(Items from a data source)
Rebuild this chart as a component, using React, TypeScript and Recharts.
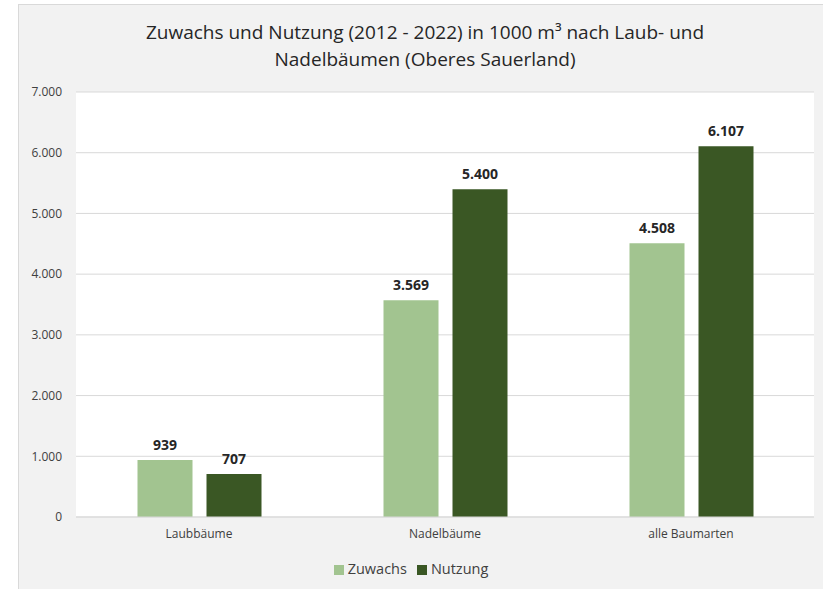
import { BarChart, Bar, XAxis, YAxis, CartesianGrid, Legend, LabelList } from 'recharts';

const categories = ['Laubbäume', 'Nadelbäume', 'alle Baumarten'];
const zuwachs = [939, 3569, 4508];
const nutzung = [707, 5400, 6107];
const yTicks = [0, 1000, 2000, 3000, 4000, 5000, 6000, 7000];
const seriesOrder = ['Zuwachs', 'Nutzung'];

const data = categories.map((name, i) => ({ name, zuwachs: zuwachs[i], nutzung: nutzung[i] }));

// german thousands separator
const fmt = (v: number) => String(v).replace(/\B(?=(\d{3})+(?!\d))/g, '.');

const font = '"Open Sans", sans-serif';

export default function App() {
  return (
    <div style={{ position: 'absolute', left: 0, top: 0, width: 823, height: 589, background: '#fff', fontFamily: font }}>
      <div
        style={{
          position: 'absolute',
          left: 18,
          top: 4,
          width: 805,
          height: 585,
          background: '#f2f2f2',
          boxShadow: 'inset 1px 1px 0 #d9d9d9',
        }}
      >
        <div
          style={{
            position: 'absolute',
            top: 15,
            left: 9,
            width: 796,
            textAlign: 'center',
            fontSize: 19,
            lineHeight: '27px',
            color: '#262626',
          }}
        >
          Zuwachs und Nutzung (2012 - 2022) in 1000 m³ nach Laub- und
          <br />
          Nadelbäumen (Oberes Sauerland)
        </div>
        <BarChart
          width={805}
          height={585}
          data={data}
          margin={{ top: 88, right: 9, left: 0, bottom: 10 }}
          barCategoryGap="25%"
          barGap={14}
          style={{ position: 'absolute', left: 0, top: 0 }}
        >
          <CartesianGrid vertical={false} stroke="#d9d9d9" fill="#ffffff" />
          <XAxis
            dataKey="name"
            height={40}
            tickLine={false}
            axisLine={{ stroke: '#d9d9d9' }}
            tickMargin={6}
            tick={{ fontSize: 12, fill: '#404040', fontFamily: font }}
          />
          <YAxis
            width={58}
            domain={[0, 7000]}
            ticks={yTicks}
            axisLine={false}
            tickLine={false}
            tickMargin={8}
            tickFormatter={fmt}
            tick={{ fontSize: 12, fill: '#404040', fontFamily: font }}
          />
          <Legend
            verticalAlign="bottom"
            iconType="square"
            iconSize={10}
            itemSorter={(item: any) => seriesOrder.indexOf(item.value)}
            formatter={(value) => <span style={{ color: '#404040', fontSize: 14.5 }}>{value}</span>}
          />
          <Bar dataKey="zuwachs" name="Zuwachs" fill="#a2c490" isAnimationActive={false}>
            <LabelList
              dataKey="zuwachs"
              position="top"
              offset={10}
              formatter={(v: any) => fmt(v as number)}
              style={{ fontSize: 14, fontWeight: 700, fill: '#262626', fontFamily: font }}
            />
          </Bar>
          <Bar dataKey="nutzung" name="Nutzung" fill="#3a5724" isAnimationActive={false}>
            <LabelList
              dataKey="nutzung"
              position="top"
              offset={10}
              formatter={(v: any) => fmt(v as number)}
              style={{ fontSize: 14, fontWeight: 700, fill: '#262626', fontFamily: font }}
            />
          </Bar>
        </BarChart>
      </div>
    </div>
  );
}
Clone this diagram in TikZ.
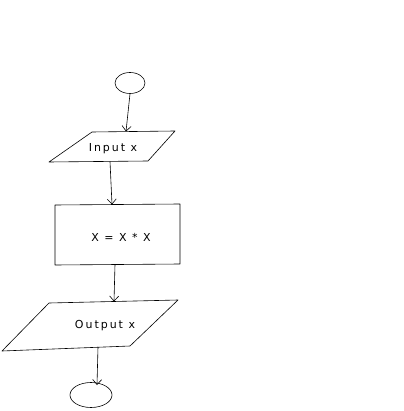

_WHAT THE TASK ASKS:_ Copy each line in full and exactly, omitting any picture.

_RESULT OF THE TASK:_
Rebuild this chart as a component, using React, TypeScript and Recharts.
import { BarChart, Bar, XAxis, YAxis, CartesianGrid, Legend, LabelList } from 'recharts';

const categories = ['Laubbäume', 'Nadelbäume', 'alle Baumarten'];
const zuwachs = [939, 3569, 4508];
const nutzung = [707, 5400, 6107];
const yTicks = [0, 1000, 2000, 3000, 4000, 5000, 6000, 7000];
const seriesOrder = ['Zuwachs', 'Nutzung'];

const data = categories.map((name, i) => ({ name, zuwachs: zuwachs[i], nutzung: nutzung[i] }));

// german thousands separator
const fmt = (v: number) => String(v).replace(/\B(?=(\d{3})+(?!\d))/g, '.');

const font = '"Open Sans", sans-serif';

export default function App() {
  return (
    <div style={{ position: 'absolute', left: 0, top: 0, width: 823, height: 589, background: '#fff', fontFamily: font }}>
      <div
        style={{
          position: 'absolute',
          left: 18,
          top: 4,
          width: 805,
          height: 585,
          background: '#f2f2f2',
          boxShadow: 'inset 1px 1px 0 #d9d9d9',
        }}
      >
        <div
          style={{
            position: 'absolute',
            top: 15,
            left: 9,
            width: 796,
            textAlign: 'center',
            fontSize: 19,
            lineHeight: '27px',
            color: '#262626',
          }}
        >
          Zuwachs und Nutzung (2012 - 2022) in 1000 m³ nach Laub- und
          <br />
          Nadelbäumen (Oberes Sauerland)
        </div>
        <BarChart
          width={805}
          height={585}
          data={data}
          margin={{ top: 88, right: 9, left: 0, bottom: 10 }}
          barCategoryGap="25%"
          barGap={14}
          style={{ position: 'absolute', left: 0, top: 0 }}
        >
          <CartesianGrid vertical={false} stroke="#d9d9d9" fill="#ffffff" />
          <XAxis
            dataKey="name"
            height={40}
            tickLine={false}
            axisLine={{ stroke: '#d9d9d9' }}
            tickMargin={6}
            tick={{ fontSize: 12, fill: '#404040', fontFamily: font }}
          />
          <YAxis
            width={58}
            domain={[0, 7000]}
            ticks={yTicks}
            axisLine={false}
            tickLine={false}
            tickMargin={8}
            tickFormatter={fmt}
            tick={{ fontSize: 12, fill: '#404040', fontFamily: font }}
          />
          <Legend
            verticalAlign="bottom"
            iconType="square"
            iconSize={10}
            itemSorter={(item: any) => seriesOrder.indexOf(item.value)}
            formatter={(value) => <span style={{ color: '#404040', fontSize: 14.5 }}>{value}</span>}
          />
          <Bar dataKey="zuwachs" name="Zuwachs" fill="#a2c490" isAnimationActive={false}>
            <LabelList
              dataKey="zuwachs"
              position="top"
              offset={10}
              formatter={(v: any) => fmt(v as number)}
              style={{ fontSize: 14, fontWeight: 700, fill: '#262626', fontFamily: font }}
            />
          </Bar>
          <Bar dataKey="nutzung" name="Nutzung" fill="#3a5724" isAnimationActive={false}>
            <LabelList
              dataKey="nutzung"
              position="top"
              offset={10}
              formatter={(v: any) => fmt(v as number)}
              style={{ fontSize: 14, fontWeight: 700, fill: '#262626', fontFamily: font }}
            />
          </Bar>
        </BarChart>
      </div>
    </div>
  );
}
Clone this diagram in TikZ.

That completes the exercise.